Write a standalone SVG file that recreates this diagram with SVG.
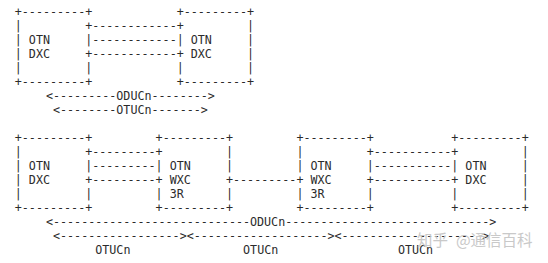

========

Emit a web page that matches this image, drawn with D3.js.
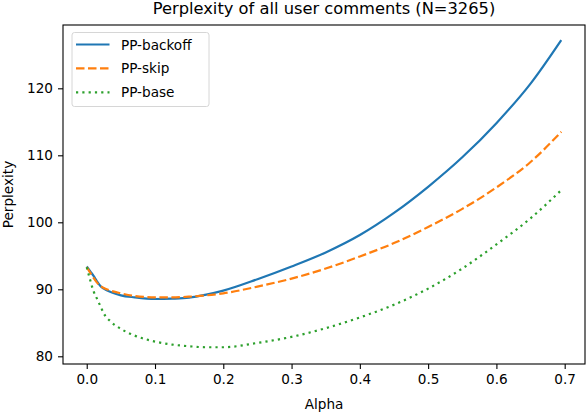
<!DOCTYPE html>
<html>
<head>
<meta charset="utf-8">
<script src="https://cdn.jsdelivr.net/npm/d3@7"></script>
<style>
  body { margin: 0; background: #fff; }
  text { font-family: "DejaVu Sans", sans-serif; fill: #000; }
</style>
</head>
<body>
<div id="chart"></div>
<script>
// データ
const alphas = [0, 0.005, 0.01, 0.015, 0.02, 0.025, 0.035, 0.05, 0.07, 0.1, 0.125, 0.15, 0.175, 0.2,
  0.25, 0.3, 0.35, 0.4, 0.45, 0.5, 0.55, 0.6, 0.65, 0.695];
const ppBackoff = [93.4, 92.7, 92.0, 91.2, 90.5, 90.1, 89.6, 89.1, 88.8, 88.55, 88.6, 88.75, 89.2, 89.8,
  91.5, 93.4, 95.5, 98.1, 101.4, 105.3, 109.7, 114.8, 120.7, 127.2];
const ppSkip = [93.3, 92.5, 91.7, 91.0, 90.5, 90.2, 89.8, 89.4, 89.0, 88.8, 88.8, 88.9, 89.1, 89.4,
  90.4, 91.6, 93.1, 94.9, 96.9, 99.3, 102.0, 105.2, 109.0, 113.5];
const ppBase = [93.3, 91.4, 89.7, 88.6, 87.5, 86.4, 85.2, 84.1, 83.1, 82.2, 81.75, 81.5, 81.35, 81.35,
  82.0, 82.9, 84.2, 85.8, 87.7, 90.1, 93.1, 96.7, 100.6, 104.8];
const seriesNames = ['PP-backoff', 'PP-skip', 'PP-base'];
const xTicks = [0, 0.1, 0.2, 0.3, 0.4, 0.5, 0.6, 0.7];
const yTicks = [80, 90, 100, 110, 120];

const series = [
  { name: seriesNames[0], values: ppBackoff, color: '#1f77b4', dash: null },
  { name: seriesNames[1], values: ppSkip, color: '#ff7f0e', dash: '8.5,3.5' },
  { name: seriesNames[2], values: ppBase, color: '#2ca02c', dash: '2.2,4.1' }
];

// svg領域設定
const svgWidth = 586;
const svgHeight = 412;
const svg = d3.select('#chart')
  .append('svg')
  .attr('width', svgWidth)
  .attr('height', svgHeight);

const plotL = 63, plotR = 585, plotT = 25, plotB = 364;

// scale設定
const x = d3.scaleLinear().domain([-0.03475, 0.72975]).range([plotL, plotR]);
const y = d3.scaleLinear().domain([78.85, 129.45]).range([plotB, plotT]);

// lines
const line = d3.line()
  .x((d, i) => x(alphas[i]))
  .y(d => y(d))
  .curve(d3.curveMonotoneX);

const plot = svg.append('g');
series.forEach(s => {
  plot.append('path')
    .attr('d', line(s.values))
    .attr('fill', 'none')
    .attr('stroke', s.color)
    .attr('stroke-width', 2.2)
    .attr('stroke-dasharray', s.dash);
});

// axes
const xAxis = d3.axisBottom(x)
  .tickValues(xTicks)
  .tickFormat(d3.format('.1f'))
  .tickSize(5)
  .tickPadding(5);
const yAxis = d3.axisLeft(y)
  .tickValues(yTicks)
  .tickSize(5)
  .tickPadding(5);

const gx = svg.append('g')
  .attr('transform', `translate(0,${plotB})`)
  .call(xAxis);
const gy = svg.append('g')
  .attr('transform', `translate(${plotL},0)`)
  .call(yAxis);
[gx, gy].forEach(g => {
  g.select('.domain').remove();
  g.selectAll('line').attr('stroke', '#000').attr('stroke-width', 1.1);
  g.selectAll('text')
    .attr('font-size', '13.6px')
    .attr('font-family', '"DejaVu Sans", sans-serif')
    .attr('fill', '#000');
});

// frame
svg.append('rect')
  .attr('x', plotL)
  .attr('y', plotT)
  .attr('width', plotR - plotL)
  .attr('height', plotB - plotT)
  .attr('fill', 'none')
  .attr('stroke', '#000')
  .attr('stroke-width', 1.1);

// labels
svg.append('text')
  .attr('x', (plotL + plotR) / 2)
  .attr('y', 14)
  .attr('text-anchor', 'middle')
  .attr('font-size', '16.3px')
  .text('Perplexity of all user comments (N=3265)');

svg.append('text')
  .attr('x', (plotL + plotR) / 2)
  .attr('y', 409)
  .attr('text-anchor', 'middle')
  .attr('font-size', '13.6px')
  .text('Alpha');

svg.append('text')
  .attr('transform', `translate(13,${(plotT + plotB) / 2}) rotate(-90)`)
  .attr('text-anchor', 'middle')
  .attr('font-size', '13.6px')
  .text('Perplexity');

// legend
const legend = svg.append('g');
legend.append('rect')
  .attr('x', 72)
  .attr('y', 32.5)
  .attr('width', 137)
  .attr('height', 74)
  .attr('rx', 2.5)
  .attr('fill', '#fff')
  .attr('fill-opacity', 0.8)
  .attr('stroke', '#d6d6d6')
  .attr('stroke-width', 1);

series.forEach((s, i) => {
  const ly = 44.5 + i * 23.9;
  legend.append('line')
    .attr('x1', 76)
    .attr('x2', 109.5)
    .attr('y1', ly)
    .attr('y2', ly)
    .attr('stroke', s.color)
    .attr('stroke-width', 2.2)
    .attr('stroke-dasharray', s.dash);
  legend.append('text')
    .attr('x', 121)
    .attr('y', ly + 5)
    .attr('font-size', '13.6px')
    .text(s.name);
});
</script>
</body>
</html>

========

> _Goal_
Your job is to reproduce the lines from the one with "Emit a web page" through the one with "const yTicks = [80, 90, 100, 110, 120];", both kept, exactly as they are. Leave out the pictures.

> _Result of the exercise_
Emit a web page that matches this image, drawn with D3.js.
<!DOCTYPE html>
<html>
<head>
<meta charset="utf-8">
<script src="https://cdn.jsdelivr.net/npm/d3@7"></script>
<style>
  body { margin: 0; background: #fff; }
  text { font-family: "DejaVu Sans", sans-serif; fill: #000; }
</style>
</head>
<body>
<div id="chart"></div>
<script>
// データ
const alphas = [0, 0.005, 0.01, 0.015, 0.02, 0.025, 0.035, 0.05, 0.07, 0.1, 0.125, 0.15, 0.175, 0.2,
  0.25, 0.3, 0.35, 0.4, 0.45, 0.5, 0.55, 0.6, 0.65, 0.695];
const ppBackoff = [93.4, 92.7, 92.0, 91.2, 90.5, 90.1, 89.6, 89.1, 88.8, 88.55, 88.6, 88.75, 89.2, 89.8,
  91.5, 93.4, 95.5, 98.1, 101.4, 105.3, 109.7, 114.8, 120.7, 127.2];
const ppSkip = [93.3, 92.5, 91.7, 91.0, 90.5, 90.2, 89.8, 89.4, 89.0, 88.8, 88.8, 88.9, 89.1, 89.4,
  90.4, 91.6, 93.1, 94.9, 96.9, 99.3, 102.0, 105.2, 109.0, 113.5];
const ppBase = [93.3, 91.4, 89.7, 88.6, 87.5, 86.4, 85.2, 84.1, 83.1, 82.2, 81.75, 81.5, 81.35, 81.35,
  82.0, 82.9, 84.2, 85.8, 87.7, 90.1, 93.1, 96.7, 100.6, 104.8];
const seriesNames = ['PP-backoff', 'PP-skip', 'PP-base'];
const xTicks = [0, 0.1, 0.2, 0.3, 0.4, 0.5, 0.6, 0.7];
const yTicks = [80, 90, 100, 110, 120];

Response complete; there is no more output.